Information supplied

- - -

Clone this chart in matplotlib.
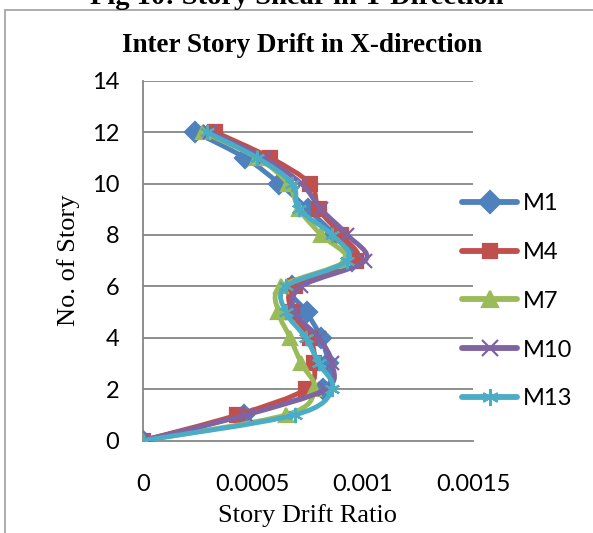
import numpy as np
import matplotlib
matplotlib.use("Agg")
import matplotlib.pyplot as plt
from matplotlib.path import Path
from matplotlib.patches import PathPatch, Rectangle
from matplotlib.lines import Line2D

# Story levels and inter-story drift ratios for each model
stories = [0, 1, 2, 3, 4, 5, 6, 7, 8, 9, 10, 11, 12]
M1 = [0, 0.00046, 0.00082, 0.00084, 0.00081, 0.000745, 0.00068, 0.00095, 0.00087, 0.00075, 0.00062, 0.000465, 0.000238]
M4 = [0, 0.00043, 0.00074, 0.00078, 0.00076, 0.00068, 0.00069, 0.00097, 0.00090, 0.00080, 0.00076, 0.00058, 0.00033]
M7 = [0, 0.00065, 0.00078, 0.00072, 0.00067, 0.000616, 0.00063, 0.00092, 0.00081, 0.00071, 0.00066, 0.00052, 0.000274]
M10 = [0, 0.00047, 0.00083, 0.00086, 0.00080, 0.00069, 0.00072, 0.00101, 0.00093, 0.00081, 0.00072, 0.00055, 0.000306]
M13 = [0, 0.00069, 0.00086, 0.00080, 0.00074, 0.00065, 0.00065, 0.00093, 0.00086, 0.00071, 0.00068, 0.00052, 0.00029]

series_names = ["M1", "M4", "M7", "M10", "M13"]
series_values = [M1, M4, M7, M10, M13]
x_ticks = [0, 0.0005, 0.001, 0.0015]
x_tick_labels = ["0", "0.0005", "0.001", "0.0015"]
y_ticks = [0, 2, 4, 6, 8, 10, 12, 14]

colors = ["#4F81BD", "#C0504D", "#9BBB59", "#8064A2", "#4BACC6"]
markers = ["D", "s", "^", "x", (6, 2, 0)]
msizes = [10, 9.5, 10, 10, 11]

SANS = ["Lato", "DejaVu Sans"]
SERIF = ["Liberation Serif", "DejaVu Serif"]
W, H = 593, 533


def smooth_path(xs, ys):
    """Bezier path through the points, like a spreadsheet 'smoothed line'."""
    pts = np.column_stack([xs, ys]).astype(float)
    n = len(pts)
    verts = [pts[0]]
    codes = [Path.MOVETO]
    for i in range(n - 1):
        p0 = pts[i - 1] if i > 0 else pts[i]
        p1 = pts[i]
        p2 = pts[i + 1]
        p3 = pts[i + 2] if i + 2 < n else pts[i + 1]
        c1 = p1 + (p2 - p0) / 6.0
        c2 = p2 - (p3 - p1) / 6.0
        verts += [c1, c2, p2]
        codes += [Path.CURVE4] * 3
    return Path(verts, codes)


def fx(px):
    return px / W


def fy(py):
    return 1 - py / H


fig = plt.figure(figsize=(W / 100, H / 100), dpi=100)
fig.patch.set_facecolor("white")

# Outer chart frame (runs past the right and bottom edges)
fig.add_artist(Rectangle((fx(5), -0.1), 1.2, fy(10) + 0.1,
                         transform=fig.transFigure, fill=False,
                         edgecolor="#A6A6A6", linewidth=1.3))

# Caption of the figure above the chart
fig.text(fx(297), fy(4), "Fig 10: Story Shear in Y-Direction",
         ha="center", va="baseline", family=SERIF, fontweight="bold",
         fontsize=20.5)

ax = fig.add_axes([fx(142.7), fy(440.6), (473 - 142.7) / W,
                   (440.6 - 80.7) / H])

grid_c = "#868686"
for y in y_ticks[1:]:
    ax.axhline(y, color=grid_c, linewidth=1.3, zorder=1)

for i, (name, vals) in enumerate(zip(series_names, series_values)):
    z = 3 + 2 * i
    ax.add_patch(PathPatch(smooth_path(vals, stories), fill=False,
                           edgecolor=colors[i], linewidth=3.5,
                           capstyle="round", joinstyle="round", zorder=z))
    ax.plot(vals, stories, linestyle="none", marker=markers[i],
            markersize=msizes[i], color=colors[i],
            markeredgecolor=colors[i], markeredgewidth=1.6, zorder=z + 1)

ax.set_xlim(0, 0.0015)
ax.set_ylim(0, 14)
ax.set_xticks(x_ticks)
ax.set_xticklabels(x_tick_labels)
ax.set_yticks(y_ticks)

for s in ["top", "right"]:
    ax.spines[s].set_visible(False)
for s in ["left", "bottom"]:
    ax.spines[s].set_color(grid_c)
    ax.spines[s].set_linewidth(1.3)
ax.tick_params(axis="both", length=0, labelsize=17)
ax.tick_params(axis="x", pad=24)
ax.tick_params(axis="y", pad=17)
for lab in ax.get_xticklabels() + ax.get_yticklabels():
    lab.set_family(SANS)

fig.text(fx(308), fy(516), "Story Drift Ratio", family=SERIF, fontsize=19,
         ha="center", va="center")
fig.text(fx(69), fy(260), "No. of Story", family=SERIF, fontsize=19,
         ha="center", va="center", rotation=90)
fig.text(fx(302), fy(46), "Inter Story Drift in X-direction", family=SERIF,
         fontweight="bold", fontsize=19.5, ha="center", va="center")

handles = [Line2D([0], [0], color=colors[i], linewidth=4.2,
                  solid_capstyle="round", marker=markers[i],
                  markersize=msizes[i] + 1, markeredgecolor=colors[i],
                  markeredgewidth=1.6)
           for i in range(len(series_names))]
leg = fig.legend(handles, series_names, loc="upper left",
                 bbox_to_anchor=(fx(462), fy(193)), borderpad=0,
                 borderaxespad=0, frameon=False, handlelength=2.35,
                 handletextpad=0.22, labelspacing=1.18,
                 prop={"family": SANS, "size": 17})

fig.savefig("out.png", dpi=100, facecolor="white")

- - -

Brief
Check each line above for "chart" and return the ones that have it.

Correct output
Clone this chart in matplotlib.
# Outer chart frame (runs past the right and bottom edges)
# Caption of the figure above the chart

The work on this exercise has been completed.